Supplied information →
----------

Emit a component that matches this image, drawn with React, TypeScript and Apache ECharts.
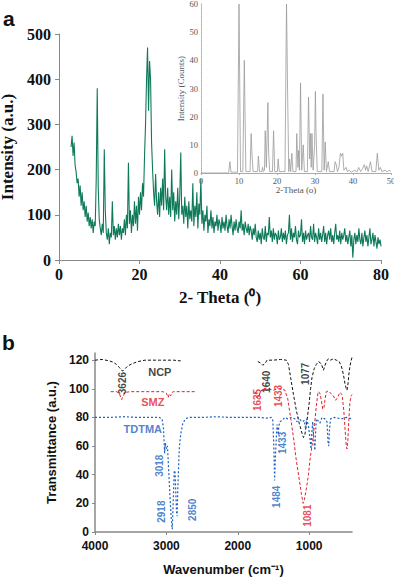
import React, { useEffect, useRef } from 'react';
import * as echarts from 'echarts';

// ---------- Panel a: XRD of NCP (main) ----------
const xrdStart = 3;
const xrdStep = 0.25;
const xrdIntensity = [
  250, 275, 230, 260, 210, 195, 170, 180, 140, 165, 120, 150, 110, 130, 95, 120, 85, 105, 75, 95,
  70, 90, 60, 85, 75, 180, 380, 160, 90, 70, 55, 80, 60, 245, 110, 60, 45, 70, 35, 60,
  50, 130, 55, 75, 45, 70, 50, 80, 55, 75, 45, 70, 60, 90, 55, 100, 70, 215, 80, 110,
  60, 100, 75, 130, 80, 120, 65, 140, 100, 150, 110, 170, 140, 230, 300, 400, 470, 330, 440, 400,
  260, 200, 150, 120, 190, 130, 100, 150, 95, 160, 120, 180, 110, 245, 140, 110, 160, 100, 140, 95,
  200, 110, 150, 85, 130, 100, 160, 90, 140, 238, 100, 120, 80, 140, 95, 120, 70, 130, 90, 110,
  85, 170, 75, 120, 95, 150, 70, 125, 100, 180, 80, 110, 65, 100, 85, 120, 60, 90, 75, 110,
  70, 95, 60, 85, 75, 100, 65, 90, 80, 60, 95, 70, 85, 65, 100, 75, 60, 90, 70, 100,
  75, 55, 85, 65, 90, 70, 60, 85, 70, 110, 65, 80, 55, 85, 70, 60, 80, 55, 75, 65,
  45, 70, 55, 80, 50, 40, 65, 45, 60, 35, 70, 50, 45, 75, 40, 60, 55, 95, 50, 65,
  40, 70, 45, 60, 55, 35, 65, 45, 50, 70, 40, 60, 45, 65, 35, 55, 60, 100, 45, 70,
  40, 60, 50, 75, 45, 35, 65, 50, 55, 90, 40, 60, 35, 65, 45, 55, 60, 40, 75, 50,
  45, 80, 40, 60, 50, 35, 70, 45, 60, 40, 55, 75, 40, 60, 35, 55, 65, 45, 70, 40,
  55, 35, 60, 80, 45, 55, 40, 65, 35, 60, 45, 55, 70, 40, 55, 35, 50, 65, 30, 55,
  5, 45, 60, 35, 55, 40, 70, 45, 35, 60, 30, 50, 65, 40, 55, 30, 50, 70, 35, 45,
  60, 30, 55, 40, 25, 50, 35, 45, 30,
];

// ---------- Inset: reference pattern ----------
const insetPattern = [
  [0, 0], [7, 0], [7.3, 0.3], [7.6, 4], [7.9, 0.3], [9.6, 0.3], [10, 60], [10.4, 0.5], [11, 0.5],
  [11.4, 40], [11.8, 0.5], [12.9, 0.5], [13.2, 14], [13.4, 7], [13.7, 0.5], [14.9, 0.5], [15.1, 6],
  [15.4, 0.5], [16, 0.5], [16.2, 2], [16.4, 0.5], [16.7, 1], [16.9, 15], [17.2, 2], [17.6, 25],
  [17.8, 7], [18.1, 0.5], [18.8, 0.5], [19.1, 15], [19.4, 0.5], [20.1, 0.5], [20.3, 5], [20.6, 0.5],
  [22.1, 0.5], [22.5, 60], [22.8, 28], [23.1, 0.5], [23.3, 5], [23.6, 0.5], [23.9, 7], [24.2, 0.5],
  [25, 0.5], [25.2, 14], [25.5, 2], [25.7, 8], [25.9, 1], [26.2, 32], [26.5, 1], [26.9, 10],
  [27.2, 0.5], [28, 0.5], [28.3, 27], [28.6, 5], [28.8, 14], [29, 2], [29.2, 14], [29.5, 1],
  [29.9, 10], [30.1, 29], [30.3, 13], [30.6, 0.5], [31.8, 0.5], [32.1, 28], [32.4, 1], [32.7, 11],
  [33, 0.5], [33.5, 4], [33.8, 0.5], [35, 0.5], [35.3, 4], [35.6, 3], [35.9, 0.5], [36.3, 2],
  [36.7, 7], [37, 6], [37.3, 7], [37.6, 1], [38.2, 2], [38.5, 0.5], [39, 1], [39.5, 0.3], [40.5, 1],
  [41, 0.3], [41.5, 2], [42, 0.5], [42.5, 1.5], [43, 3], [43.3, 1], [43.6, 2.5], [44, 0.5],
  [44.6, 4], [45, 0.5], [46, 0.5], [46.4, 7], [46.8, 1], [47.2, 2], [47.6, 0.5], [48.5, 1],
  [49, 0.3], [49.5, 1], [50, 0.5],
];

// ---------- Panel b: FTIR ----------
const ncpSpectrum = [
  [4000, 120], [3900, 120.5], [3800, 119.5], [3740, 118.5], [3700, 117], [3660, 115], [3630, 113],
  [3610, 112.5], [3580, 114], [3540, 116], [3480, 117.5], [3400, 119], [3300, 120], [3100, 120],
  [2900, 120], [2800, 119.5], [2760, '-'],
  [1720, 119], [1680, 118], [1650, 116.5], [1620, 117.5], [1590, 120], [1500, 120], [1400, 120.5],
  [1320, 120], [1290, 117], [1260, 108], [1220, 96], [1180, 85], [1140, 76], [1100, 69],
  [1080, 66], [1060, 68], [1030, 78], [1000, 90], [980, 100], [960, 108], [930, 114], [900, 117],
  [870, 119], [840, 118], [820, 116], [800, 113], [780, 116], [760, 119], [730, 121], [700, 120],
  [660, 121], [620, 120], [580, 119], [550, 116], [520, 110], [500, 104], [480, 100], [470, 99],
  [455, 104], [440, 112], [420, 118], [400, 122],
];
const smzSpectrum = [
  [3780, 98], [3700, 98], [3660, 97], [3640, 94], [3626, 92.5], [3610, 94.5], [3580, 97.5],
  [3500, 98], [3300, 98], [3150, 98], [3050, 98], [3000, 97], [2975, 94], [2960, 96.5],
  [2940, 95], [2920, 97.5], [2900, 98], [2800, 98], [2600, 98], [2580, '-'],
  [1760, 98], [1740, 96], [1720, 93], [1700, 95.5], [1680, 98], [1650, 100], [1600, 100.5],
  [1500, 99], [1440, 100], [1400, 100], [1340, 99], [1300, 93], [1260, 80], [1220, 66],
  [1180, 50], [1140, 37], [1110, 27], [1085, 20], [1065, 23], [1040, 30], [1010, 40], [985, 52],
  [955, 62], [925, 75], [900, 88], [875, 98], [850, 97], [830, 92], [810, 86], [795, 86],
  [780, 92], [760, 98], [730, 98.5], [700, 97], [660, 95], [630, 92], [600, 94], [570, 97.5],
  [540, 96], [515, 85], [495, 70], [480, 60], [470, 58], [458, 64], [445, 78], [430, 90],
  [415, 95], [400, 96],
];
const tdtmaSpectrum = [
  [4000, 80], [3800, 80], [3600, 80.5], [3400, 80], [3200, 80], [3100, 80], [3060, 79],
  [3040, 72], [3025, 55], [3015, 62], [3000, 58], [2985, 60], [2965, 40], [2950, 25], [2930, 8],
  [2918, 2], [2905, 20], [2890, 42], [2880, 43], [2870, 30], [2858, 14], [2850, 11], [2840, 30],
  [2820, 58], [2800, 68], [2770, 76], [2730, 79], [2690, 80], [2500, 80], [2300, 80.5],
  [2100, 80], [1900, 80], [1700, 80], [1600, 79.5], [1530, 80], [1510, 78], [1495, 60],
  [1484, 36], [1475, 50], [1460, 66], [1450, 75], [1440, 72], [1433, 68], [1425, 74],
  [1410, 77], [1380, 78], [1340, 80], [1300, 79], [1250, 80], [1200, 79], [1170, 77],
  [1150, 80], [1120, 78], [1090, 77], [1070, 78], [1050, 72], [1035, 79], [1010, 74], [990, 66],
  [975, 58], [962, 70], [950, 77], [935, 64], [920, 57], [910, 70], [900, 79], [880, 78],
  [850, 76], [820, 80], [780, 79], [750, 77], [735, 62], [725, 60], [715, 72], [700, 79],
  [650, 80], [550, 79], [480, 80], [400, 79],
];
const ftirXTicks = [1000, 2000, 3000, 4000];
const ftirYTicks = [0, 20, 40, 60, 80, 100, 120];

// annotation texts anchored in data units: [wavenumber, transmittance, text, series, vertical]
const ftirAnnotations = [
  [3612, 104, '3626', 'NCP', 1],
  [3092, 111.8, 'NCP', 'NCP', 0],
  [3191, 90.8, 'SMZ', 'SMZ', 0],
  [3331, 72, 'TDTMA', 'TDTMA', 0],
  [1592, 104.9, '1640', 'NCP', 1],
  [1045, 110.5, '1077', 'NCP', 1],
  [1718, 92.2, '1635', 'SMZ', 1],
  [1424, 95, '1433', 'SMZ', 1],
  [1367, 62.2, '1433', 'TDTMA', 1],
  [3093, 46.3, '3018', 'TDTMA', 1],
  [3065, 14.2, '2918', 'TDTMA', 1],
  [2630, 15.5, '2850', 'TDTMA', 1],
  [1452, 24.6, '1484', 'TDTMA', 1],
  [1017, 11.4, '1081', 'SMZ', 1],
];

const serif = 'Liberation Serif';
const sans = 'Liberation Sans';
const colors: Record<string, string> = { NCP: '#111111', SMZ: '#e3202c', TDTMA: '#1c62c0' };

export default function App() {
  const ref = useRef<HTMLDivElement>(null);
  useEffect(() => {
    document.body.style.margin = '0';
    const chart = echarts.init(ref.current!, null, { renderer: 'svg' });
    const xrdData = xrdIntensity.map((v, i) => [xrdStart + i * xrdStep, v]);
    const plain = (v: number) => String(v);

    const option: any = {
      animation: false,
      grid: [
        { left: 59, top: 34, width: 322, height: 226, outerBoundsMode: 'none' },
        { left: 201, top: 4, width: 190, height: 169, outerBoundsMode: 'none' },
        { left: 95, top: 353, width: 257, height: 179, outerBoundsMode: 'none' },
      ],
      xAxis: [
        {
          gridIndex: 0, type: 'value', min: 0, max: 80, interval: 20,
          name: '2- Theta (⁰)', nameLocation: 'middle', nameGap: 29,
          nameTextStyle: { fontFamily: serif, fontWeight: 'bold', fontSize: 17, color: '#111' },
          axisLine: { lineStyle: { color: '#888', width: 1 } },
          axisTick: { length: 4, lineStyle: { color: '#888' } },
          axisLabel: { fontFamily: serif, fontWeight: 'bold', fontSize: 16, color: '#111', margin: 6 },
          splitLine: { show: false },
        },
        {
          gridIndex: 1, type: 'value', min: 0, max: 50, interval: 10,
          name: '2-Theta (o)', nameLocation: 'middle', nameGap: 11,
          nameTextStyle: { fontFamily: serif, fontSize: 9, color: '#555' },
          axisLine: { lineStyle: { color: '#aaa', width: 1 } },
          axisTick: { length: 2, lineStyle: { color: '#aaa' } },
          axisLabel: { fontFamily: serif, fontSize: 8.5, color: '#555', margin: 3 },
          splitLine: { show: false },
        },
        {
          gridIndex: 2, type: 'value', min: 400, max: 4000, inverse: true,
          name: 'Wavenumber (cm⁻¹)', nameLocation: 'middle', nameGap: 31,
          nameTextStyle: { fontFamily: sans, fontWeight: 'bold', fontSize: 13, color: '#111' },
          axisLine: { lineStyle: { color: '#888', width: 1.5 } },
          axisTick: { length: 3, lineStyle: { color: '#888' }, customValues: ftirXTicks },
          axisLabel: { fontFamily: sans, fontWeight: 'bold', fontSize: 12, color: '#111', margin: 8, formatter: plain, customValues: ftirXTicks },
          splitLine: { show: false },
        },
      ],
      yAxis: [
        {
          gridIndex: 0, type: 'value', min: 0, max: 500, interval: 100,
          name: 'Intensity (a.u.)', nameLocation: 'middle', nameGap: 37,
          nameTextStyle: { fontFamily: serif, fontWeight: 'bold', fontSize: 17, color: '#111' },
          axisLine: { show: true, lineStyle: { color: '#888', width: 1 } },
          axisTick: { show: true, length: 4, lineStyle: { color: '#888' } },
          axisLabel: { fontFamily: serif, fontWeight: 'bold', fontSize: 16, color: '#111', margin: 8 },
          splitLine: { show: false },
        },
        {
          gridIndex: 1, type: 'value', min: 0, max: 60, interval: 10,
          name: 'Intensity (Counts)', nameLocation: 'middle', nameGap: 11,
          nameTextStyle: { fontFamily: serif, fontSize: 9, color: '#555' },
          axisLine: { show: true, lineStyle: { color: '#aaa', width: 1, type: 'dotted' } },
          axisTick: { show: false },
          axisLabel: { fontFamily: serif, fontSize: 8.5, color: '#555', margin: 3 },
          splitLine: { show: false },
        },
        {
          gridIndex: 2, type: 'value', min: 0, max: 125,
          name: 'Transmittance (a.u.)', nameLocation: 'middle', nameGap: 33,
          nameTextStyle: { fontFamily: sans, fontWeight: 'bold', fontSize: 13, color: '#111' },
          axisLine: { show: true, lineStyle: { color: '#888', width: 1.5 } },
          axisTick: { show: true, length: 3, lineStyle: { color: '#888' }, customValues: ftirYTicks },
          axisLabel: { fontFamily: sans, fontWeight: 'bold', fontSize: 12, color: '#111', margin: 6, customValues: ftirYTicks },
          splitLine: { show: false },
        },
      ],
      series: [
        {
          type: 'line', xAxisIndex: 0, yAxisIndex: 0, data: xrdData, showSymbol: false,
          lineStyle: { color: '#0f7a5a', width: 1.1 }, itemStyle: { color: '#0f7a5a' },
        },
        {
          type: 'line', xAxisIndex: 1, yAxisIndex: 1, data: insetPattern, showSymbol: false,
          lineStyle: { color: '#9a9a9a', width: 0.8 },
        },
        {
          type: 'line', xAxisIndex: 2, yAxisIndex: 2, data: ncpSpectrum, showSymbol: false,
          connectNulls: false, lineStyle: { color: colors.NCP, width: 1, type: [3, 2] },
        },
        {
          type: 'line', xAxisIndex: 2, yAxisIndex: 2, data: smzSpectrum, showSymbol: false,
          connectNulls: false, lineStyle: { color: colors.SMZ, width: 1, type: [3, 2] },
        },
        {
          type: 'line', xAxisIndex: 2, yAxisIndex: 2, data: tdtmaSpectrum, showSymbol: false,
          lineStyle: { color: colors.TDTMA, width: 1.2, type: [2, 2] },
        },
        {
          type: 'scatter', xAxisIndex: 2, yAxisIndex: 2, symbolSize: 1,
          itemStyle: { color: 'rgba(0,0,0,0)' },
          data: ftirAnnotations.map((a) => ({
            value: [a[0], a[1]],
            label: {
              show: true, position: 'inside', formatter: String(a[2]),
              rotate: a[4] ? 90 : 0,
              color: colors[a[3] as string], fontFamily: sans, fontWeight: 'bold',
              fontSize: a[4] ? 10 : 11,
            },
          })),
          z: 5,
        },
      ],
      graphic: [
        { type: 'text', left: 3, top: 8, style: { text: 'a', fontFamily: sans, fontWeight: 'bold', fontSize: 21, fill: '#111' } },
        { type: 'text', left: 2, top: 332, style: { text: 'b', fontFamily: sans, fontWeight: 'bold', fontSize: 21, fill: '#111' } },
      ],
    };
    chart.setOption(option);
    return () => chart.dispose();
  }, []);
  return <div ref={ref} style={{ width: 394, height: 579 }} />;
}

----------

Problem requirements →
Leave out the pictures and restate, word for word, the lines from the top of the data through the line containing "import * as echarts from 'echarts';", both included.

Complete response →
Emit a component that matches this image, drawn with React, TypeScript and Apache ECharts.
import React, { useEffect, useRef } from 'react';
import * as echarts from 'echarts';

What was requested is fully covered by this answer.